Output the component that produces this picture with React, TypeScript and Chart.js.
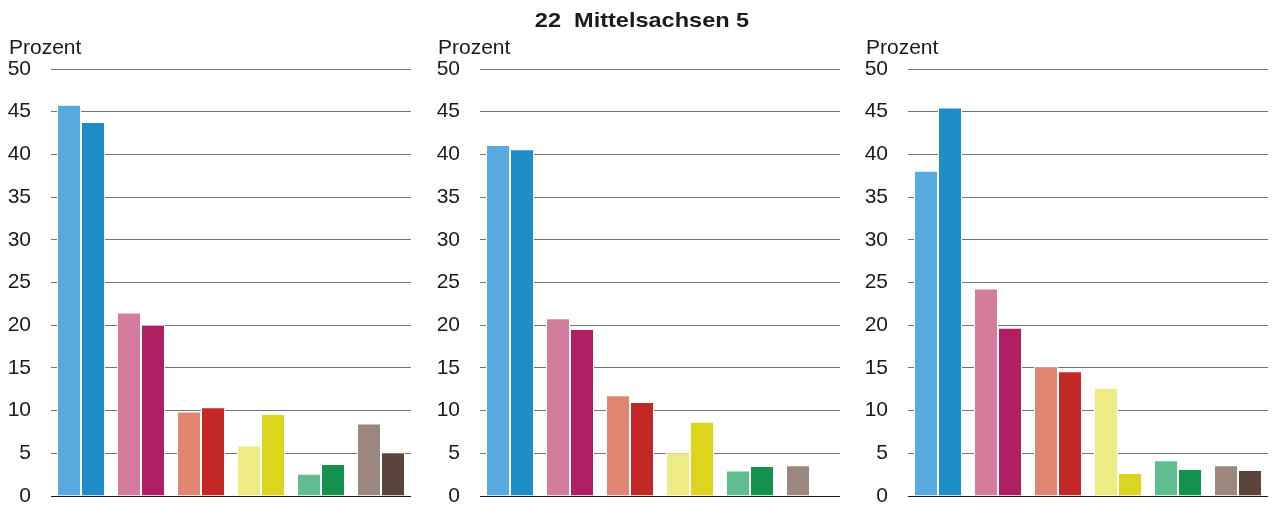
import React, { useEffect, useRef } from "react";
import { Chart, registerables } from "chart.js";

Chart.register(...registerables);

const categories = ["1", "2", "3", "4", "5", "6"];
const lightColors = ["#56aadf", "#d47c9c", "#df8570", "#eeea84", "#60bd8f", "#9b877d"];
const darkColors = ["#1e8cc6", "#b01f63", "#c42826", "#dcd51e", "#12924a", "#5b443a"];
const yTicks = [0, 5, 10, 15, 20, 25, 30, 35, 40, 45, 50];

const panel1Light = [45.8, 21.5, 9.9, 5.9, 2.6, 8.5];
const panel1Dark = [43.8, 20.05, 10.4, 9.6, 3.75, 5.1];
const panel2Light = [41.1, 20.8, 11.8, 5.1, 3.0, 3.6];
const panel2Dark = [40.6, 19.55, 11.0, 8.7, 3.5, null];
const panel3Light = [38.1, 24.3, 15.15, 12.65, 4.2, 3.6];
const panel3Dark = [45.5, 19.7, 14.6, 2.7, 3.15, 3.05];

const title = "22  Mittelsachsen 5";
const yLabel = "Prozent";
const FONT = "'Liberation Sans', Arial, sans-serif";

const CANVAS_W = 420;
const CANVAS_H = 536;
const PAD_BOTTOM = 40;

type PanelProps = {
  left: number;
  light: (number | null)[];
  dark: (number | null)[];
  showTitle: boolean;
};

function Panel({ left, light, dark, showTitle }: PanelProps) {
  const ref = useRef<HTMLCanvasElement>(null);
  useEffect(() => {
    if (!ref.current) return;
    const textPlugin = {
      id: "texts",
      afterDraw(chart: any) {
        const ctx = chart.ctx;
        ctx.save();
        ctx.fillStyle = "#1a1a1a";
        ctx.textBaseline = "alphabetic";
        ctx.textAlign = "left";
        ctx.font = `21px ${FONT}`;
        ctx.fillText(yLabel, 9, 54);
        if (showTitle) {
          ctx.font = `bold 21px ${FONT}`;
          ctx.textAlign = "center";
          const sx = 1.12;
          ctx.translate(642 - left, 27);
          ctx.scale(sx, 1);
          ctx.fillText(title, 0, 0);
        }
        ctx.restore();
      },
    };
    const chart = new Chart(ref.current, {
      type: "bar",
      data: {
        labels: categories,
        datasets: [
          {
            data: light,
            backgroundColor: lightColors,
            borderColor: "#ffffff",
            borderWidth: 1,
            categoryPercentage: 0.8,
            barPercentage: 1.0,
          },
          {
            data: dark,
            backgroundColor: darkColors,
            borderColor: "#ffffff",
            borderWidth: 1,
            categoryPercentage: 0.8,
            barPercentage: 1.0,
          },
        ],
      },
      options: {
        animation: false,
        responsive: false,
        devicePixelRatio: 1,
        layout: { padding: { left: 0, right: 9, top: 69, bottom: PAD_BOTTOM } },
        plugins: { legend: { display: false }, tooltip: { enabled: false }, title: { display: false } },
        scales: {
          x: { display: false },
          y: {
            min: 0,
            max: 50,
            afterFit: (scale: any) => {
              scale.width = 51;
            },
            afterBuildTicks: (scale: any) => {
              scale.ticks = yTicks.map((v) => ({ value: v }));
            },
            border: { display: false },
            grid: {
              drawTicks: false,
              color: (c: any) => (c.tick && c.tick.value === 0 ? "#1a1a1a" : "#727272"),
              lineWidth: 1,
            },
            ticks: {
              padding: 20,
              color: "#1a1a1a",
              font: { family: FONT, size: 21 },
            },
          },
        },
      },
      plugins: [textPlugin],
    });
    return () => chart.destroy();
  }, [left, light, dark, showTitle]);
  return (
    <canvas
      ref={ref}
      width={CANVAS_W}
      height={CANVAS_H}
      style={{ position: "absolute", left, top: 0, width: CANVAS_W, height: CANVAS_H }}
    />
  );
}

export default function App() {
  return (
    <div
      style={{
        position: "absolute",
        left: 0,
        top: 0,
        width: 1278,
        height: 506,
        overflow: "hidden",
        background: "#fff",
      }}
    >
      <Panel left={0} light={panel1Light} dark={panel1Dark} showTitle={false} />
      <Panel left={429} light={panel2Light} dark={panel2Dark} showTitle={true} />
      <Panel left={857} light={panel3Light} dark={panel3Dark} showTitle={false} />
    </div>
  );
}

[The exercise]: Repeat only the lines between the start of the data and the line with "Chart.register(...registerables);", including those two lines, and skip the pictures.

[Task answer]:
Output the component that produces this picture with React, TypeScript and Chart.js.
import React, { useEffect, useRef } from "react";
import { Chart, registerables } from "chart.js";

Chart.register(...registerables);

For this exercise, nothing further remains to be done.